HIV Prevention

Government: unconvinced about safety & efficacy of Nevirapine

“Public pressure for a cure and for quick solutions, while understandable, could contribute to hasty decisions to assuage the sentiments of the public with extremely negative consequences.” – Affidavit from Dr Ayanda Ntsaluba, Director General of Health

“Public pressure for a cure and for quick solutions, while understandable, could contribute to hasty decisions to assuage the sentiments of the public with extremely negative consequences.” – Affidavit from Dr Ayanda Ntsaluba, Director General of Health.

Government argues that TAC is trying to get the courts to change the policy embarked on by the health minister. It submits that it is not the role of the courts to make policy decisions.

Government also argues, principally through an affidavit by Ntsaluba, that it is not violating the Constitution. It states that it has the duty to balance a number of complicated factors, including fiscal and operational issues, before taking action.

Ntsaluba says TAC’s proposed solutions are impractical. They “ignore the vital infrastructural and operational considerations which accompany treatment with nevirapine, such as voluntary counselling and testing and the monitoring and evaluation of the mother and child to ensure effectiveness and to alert to the development of resistant viral strains which may lead to other public health crises”.

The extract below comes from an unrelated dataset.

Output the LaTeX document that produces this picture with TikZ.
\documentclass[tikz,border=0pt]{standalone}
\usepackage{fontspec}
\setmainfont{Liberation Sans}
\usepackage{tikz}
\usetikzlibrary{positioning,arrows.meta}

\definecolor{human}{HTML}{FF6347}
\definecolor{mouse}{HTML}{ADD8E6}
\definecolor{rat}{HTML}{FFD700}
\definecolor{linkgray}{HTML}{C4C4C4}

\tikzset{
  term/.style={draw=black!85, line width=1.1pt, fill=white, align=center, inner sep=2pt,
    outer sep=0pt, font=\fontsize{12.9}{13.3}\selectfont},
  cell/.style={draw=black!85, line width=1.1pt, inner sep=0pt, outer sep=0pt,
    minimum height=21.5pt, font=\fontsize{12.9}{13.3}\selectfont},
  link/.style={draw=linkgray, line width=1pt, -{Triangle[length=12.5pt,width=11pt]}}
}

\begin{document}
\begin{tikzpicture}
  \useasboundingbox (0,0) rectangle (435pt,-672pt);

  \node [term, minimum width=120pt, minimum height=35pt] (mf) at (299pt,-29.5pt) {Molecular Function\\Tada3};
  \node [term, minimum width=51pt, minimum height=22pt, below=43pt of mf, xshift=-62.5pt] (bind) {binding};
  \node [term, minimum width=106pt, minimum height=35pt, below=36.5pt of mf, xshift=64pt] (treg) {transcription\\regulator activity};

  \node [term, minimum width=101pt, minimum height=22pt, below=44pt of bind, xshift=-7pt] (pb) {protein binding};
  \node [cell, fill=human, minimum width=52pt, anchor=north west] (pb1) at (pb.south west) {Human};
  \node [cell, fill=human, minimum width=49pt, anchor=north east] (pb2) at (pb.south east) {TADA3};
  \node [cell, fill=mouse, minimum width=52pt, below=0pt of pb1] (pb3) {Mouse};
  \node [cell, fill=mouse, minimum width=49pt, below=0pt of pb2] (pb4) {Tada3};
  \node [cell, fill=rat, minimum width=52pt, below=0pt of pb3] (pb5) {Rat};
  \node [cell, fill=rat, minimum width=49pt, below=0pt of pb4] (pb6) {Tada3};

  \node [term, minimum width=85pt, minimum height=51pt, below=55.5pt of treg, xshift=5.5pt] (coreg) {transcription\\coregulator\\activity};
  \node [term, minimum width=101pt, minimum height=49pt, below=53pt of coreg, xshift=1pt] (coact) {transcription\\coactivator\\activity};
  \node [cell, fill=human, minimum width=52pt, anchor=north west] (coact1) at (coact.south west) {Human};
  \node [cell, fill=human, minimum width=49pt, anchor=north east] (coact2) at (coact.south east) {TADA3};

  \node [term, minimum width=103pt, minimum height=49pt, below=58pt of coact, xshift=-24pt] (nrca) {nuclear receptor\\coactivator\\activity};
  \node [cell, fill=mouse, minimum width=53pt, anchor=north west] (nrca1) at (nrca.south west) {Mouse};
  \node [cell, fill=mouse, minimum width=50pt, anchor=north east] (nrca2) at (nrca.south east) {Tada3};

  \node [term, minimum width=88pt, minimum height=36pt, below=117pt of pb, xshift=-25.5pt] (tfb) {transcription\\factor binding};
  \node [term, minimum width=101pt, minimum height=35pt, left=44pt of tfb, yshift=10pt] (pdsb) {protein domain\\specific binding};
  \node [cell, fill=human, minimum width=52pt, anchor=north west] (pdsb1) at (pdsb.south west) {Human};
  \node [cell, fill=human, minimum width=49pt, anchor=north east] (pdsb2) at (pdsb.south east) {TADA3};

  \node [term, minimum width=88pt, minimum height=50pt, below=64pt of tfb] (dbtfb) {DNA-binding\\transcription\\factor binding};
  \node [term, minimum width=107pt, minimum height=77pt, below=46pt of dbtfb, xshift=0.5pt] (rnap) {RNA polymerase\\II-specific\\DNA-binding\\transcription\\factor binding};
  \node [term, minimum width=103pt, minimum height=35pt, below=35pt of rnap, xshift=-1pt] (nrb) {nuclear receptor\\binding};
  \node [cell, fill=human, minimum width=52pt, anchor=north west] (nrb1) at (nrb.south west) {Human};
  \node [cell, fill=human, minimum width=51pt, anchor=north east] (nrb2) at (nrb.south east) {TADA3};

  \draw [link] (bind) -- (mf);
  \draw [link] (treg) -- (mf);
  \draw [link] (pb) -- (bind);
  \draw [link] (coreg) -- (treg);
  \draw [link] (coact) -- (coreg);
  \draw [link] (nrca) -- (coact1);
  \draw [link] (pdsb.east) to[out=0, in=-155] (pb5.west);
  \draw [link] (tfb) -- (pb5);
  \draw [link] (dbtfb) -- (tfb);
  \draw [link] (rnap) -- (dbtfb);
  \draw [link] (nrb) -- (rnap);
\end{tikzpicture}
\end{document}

Government argues that it is justified in introducing a mother-to-child transmission (MTCT) programme through its 18-site “Research and Training Programme” as not enough is known about various aspects of the use of Nevirapine.

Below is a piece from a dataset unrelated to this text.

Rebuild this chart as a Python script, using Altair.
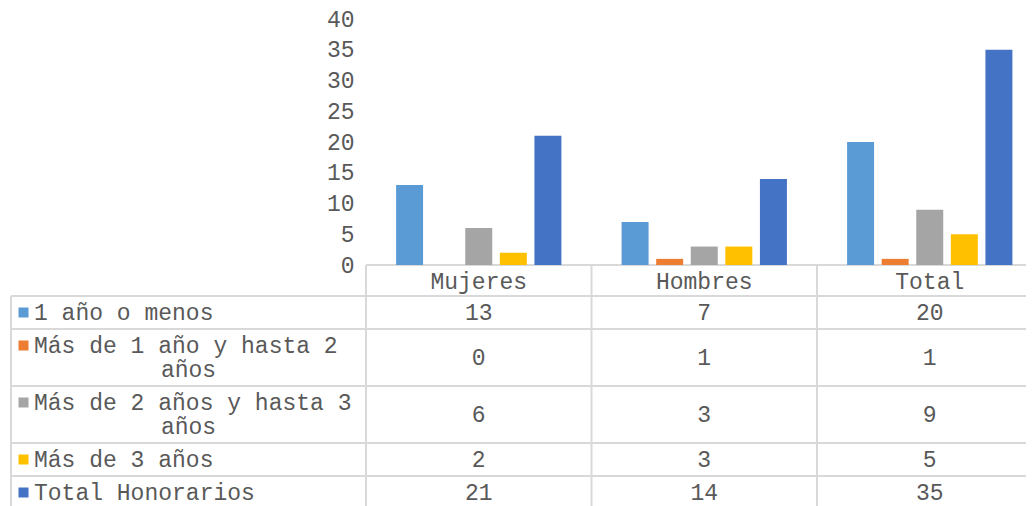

The Medicines Control Council (MCC) registered nevirapine, based only on the Ugandan study of the efficacy of the drug in preventing MTCT, notes government. The MCC regarded the South African (SAINT) study of the drug’s efficacy in MTCT, (on which TAC’s case relies in part) to be inconclusive on the question of the efficacy of Nevirapine in reducing the risk of MTCT.

There is not enough research on whether a child who had nevirapine at birth will be HIV-negative at the age of two, as HIV can be transmitted by breastfeeding. The government papers note that a Ugandan study evaluating the efficacy of nevirapine beyond 18 months showed that nevirapine would only save 10 out of every 100 babies born to HIV-positive mothers.

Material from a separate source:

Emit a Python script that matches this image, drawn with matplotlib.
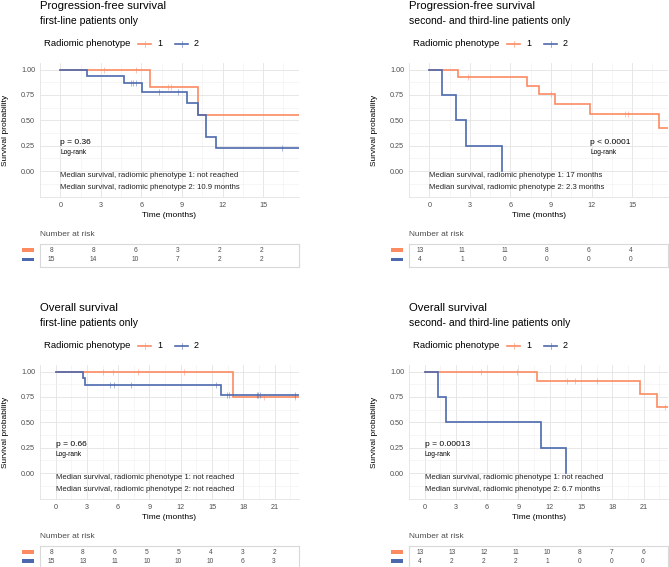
import matplotlib
matplotlib.use("Agg")
import matplotlib.pyplot as plt
import numpy as np

plt.rcParams['font.family'] = ['Liberation Sans', 'DejaVu Sans']

W, H = 669, 567
ORANGE = "#FC8B62"
BLUE = "#4D69AE"
GREY = "#4d4d4d"

# ---------------- data ----------------
titles = ["Progression-free survival", "Progression-free survival",
          "Overall survival", "Overall survival"]
subtitles = ["first-line patients only", "second- and third-line patients only",
             "first-line patients only", "second- and third-line patients only"]
pvalues = ["p = 0.36", "p < 0.0001", "p = 0.66", "p = 0.00013"]
medians_g1 = ["not reached", "17 months", "not reached", "not reached"]
medians_g2 = ["10.9 months", "2.3 months", "not reached", "6.7 months"]

# step curves: event times and survival after each step
pfs1_g1_t = [0, 6.6, 10.2]
pfs1_g1_s = [1.0, 0.833, 0.556]
pfs1_g1_c = [3.26, 5.6, 7.95, 8.2]
pfs1_g1_end = 18.0
pfs1_g2_t = [0, 2.0, 4.7, 6.07, 9.4, 10.2, 10.8, 11.5]
pfs1_g2_s = [1.0, 0.933, 0.867, 0.78, 0.669, 0.557, 0.334, 0.223]
pfs1_g2_c = [5.2, 5.4, 5.6, 7.3, 8.7, 16.4]
pfs1_g2_end = 18.0

pfs2_g1_t = [0, 2.09, 7.24, 8.13, 9.28, 11.9, 16.95]
pfs2_g1_s = [1.0, 0.923, 0.839, 0.755, 0.661, 0.566, 0.425]
pfs2_g1_c = [2.88, 8.97, 14.5, 14.7]
pfs2_g1_end = 18.0
pfs2_g2_t = [0, 0.93, 2.01, 2.73, 5.4]
pfs2_g2_s = [1.0, 0.75, 0.5, 0.25, 0.0]
pfs2_g2_c = []
pfs2_g2_end = 5.4

os1_g1_t = [0, 17.06]
os1_g1_s = [1.0, 0.75]
os1_g1_c = [4.55, 5.55, 7.9, 12.3, 20.0, 23.0]
os1_g1_end = 24.0
os1_g2_t = [0, 2.63, 2.82, 15.9]
os1_g2_s = [1.0, 0.933, 0.867, 0.770]
os1_g2_c = [5.17, 5.64, 7.27, 15.4, 16.4, 16.6, 19.3, 19.45, 19.6, 23.0]
os1_g2_end = 24.0

os2_g1_t = [0, 10.8, 20.66, 22.3]
os2_g1_s = [1.0, 0.909, 0.779, 0.649]
os2_g1_c = [5.37, 8.9, 13.65, 14.4, 16.5, 23.1]
os2_g1_end = 24.0
os2_g2_t = [0, 1.33, 2.02, 11.2, 13.6]
os2_g2_s = [1.0, 0.75, 0.5, 0.25, 0.0]
os2_g2_c = []
os2_g2_end = 13.6

# numbers at risk
pfs_risk_times = [0, 3, 6, 9, 12, 15]
os_risk_times = [0, 3, 6, 9, 12, 15, 18, 21]
pfs1_risk_g1 = [8, 8, 6, 3, 2, 2]
pfs1_risk_g2 = [15, 14, 10, 7, 2, 2]
pfs2_risk_g1 = [13, 11, 11, 8, 6, 4]
pfs2_risk_g2 = [4, 1, 0, 0, 0, 0]
os1_risk_g1 = [8, 8, 6, 5, 5, 4, 3, 2]
os1_risk_g2 = [15, 13, 11, 10, 10, 10, 6, 3]
os2_risk_g1 = [13, 13, 12, 11, 10, 8, 7, 6]
os2_risk_g2 = [4, 2, 2, 2, 1, 0, 0, 0]

panels = [
    dict(curves=[(pfs1_g1_t, pfs1_g1_s, pfs1_g1_c, pfs1_g1_end),
                 (pfs1_g2_t, pfs1_g2_s, pfs1_g2_c, pfs1_g2_end)],
         risk=(pfs_risk_times, pfs1_risk_g1, pfs1_risk_g2),
         x0=40, y0=0, xlim=(-0.8, 17.65), xt=pfs_risk_times, ptx=0),
    dict(curves=[(pfs2_g1_t, pfs2_g1_s, pfs2_g1_c, pfs2_g1_end),
                 (pfs2_g2_t, pfs2_g2_s, pfs2_g2_c, pfs2_g2_end)],
         risk=(pfs_risk_times, pfs2_risk_g1, pfs2_risk_g2),
         x0=409, y0=0, xlim=(-0.8, 17.65), xt=pfs_risk_times, ptx=11.9),
    dict(curves=[(os1_g1_t, os1_g1_s, os1_g1_c, os1_g1_end),
                 (os1_g2_t, os1_g2_s, os1_g2_c, os1_g2_end)],
         risk=(os_risk_times, os1_risk_g1, os1_risk_g2),
         x0=40, y0=302, xlim=(-1.05, 23.35), xt=os_risk_times, ptx=0),
    dict(curves=[(os2_g1_t, os2_g1_s, os2_g1_c, os2_g1_end),
                 (os2_g2_t, os2_g2_s, os2_g2_c, os2_g2_end)],
         risk=(os_risk_times, os2_risk_g1, os2_risk_g2),
         x0=409, y0=302, xlim=(-1.05, 23.35), xt=os_risk_times, ptx=0),
]

fig = plt.figure(figsize=(W / 100, H / 100), dpi=100)


def add_ax(l, t, r, b):
    return fig.add_axes([l / W, 1 - b / H, (r - l) / W, (b - t) / H])


def ftext(x, y, s, **kw):
    fig.text(x / W, 1 - y / H, s, **kw)


def surv_at(t, s, x):
    i = np.searchsorted(np.asarray(t), x, side='right') - 1
    return s[max(i, 0)]


colors = [ORANGE, BLUE]
for k, p in enumerate(panels):
    x0, y0 = p['x0'], p['y0']
    left, right = x0, x0 + 259
    # titles
    ftext(left, y0 + 6, titles[k], fontsize=8.2, color='black', va='center')
    ftext(left, y0 + 20.5, subtitles[k], fontsize=7.5, color='black', va='center')
    # legend
    ly = y0 + 43.5
    ftext(left + 4, ly, "Radiomic phenotype", fontsize=6.8, color='black', va='center')
    for j, (sx, lab) in enumerate([(98, "1"), (135, "2")]):
        fig.add_artist(plt.Line2D([(left + sx) / W, (left + sx + 13) / W],
                                  [1 - ly / H, 1 - ly / H], color=colors[j], lw=1.2))
        fig.add_artist(plt.Line2D([(left + sx + 6.5) / W] * 2,
                                  [1 - (ly - 3) / H, 1 - (ly + 3) / H],
                                  color=colors[j], lw=0.6, alpha=0.6))
        ftext(left + sx + 19, ly, lab, fontsize=6.5, color='black', va='center')

    # main axes
    ax = add_ax(left, y0 + 63, right, y0 + 197)
    ax.set_xlim(*p['xlim'])
    ax.set_ylim(-0.255, 1.065)
    xt = p['xt']
    ax.set_xticks(xt)
    ax.set_xticks([v + 1.5 for v in [-3] + xt], minor=True)
    ax.set_yticks([0, 0.25, 0.5, 0.75, 1.0])
    ax.set_yticklabels(["0.00", "0.25", "0.50", "0.75", "1.00"])
    ax.set_yticks([-0.125, 0.125, 0.375, 0.625, 0.875], minor=True)
    ax.grid(which='major', color='#e3e3e3', lw=0.6)
    ax.grid(which='minor', color='#f0f0f0', lw=0.4)
    ax.set_axisbelow(True)
    ax.tick_params(which='both', length=0, labelsize=5.2, labelcolor=GREY, pad=3.5)
    for sp in ax.spines.values():
        sp.set_visible(False)
    for side in ('bottom', 'left'):
        ax.spines[side].set_visible(True)
        ax.spines[side].set_color('#e3e3e3')
        ax.spines[side].set_linewidth(0.6)
    ax.set_xlabel("Time (months)", fontsize=6, color='black', labelpad=2.5)
    ax.set_ylabel("Survival probability", fontsize=6, color='black', labelpad=8.5)

    for j, (t, s, c, end) in enumerate(p['curves']):
        xs = list(t) + [end]
        ys = list(s) + [s[-1]]
        ax.step(xs, ys, where='post', color=colors[j], lw=1.2, solid_joinstyle='miter')
        if c:
            cy = [surv_at(t, s, v) for v in c]
            ax.plot(c, cy, ls='none', marker='|', ms=5, mew=0.6,
                    color=colors[j], alpha=0.55)

    ax.text(p['ptx'], 0.28, pvalues[k], fontsize=6, color='black', va='center')
    ax.text(p['ptx'], 0.185, "Log-rank", fontsize=4.8, color='black', va='center')
    ax.text(0, -0.045, "Median survival, radiomic phenotype 1: " + medians_g1[k],
            fontsize=5.6, color='#222222', va='center')
    ax.text(0, -0.16, "Median survival, radiomic phenotype 2: " + medians_g2[k],
            fontsize=5.6, color='#222222', va='center')

    # risk table
    ftext(left, y0 + 235, "Number at risk", fontsize=6, color=GREY, va='center')
    rax = add_ax(left, y0 + 244, right, y0 + 267)
    rax.set_xlim(*p['xlim'])
    rax.set_ylim(0, 1)
    rax.set_xticks([])
    rax.set_yticks([])
    for sp in rax.spines.values():
        sp.set_color('#d9d9d9')
        sp.set_linewidth(0.8)
    rt, r1, r2 = p['risk']
    for tt, n1, n2 in zip(rt, r1, r2):
        rax.text(tt, 0.73, str(n1), fontsize=4.8, color=GREY, ha='center', va='center')
        rax.text(tt, 0.33, str(n2), fontsize=4.8, color=GREY, ha='center', va='center')
    for j, yy in enumerate([250, 259.3]):
        fig.add_artist(plt.Rectangle(((left - 18) / W, 1 - (y0 + yy + 1.8) / H),
                                     12 / W, 3.6 / H, color=colors[j], lw=0))

fig.savefig("out.png", dpi=100)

The Research and Training Programme aims to discover what it would take to sustain the benefits of using nevirapine at birth.

Simply allowing doctors in public hospitals the right to dispense nevirapine at their own discretion is not a solution, adds Ntsaluba. Hospitals may lack services such as counselling services and the supply of breast milk substitutes. In addition, if doctors could prescribe whatever drugs they wanted, this could have serious budgetary implcations.

His affidavit is supported by affidavits from eight provincial heads of health; Dr Nono Simelela (Manager of the National AIDS Programme); Dr Lindiwe Makubalo (Chief Director for Health Surveillance, Monitoring and Evaluation) and the Medicines Control Council.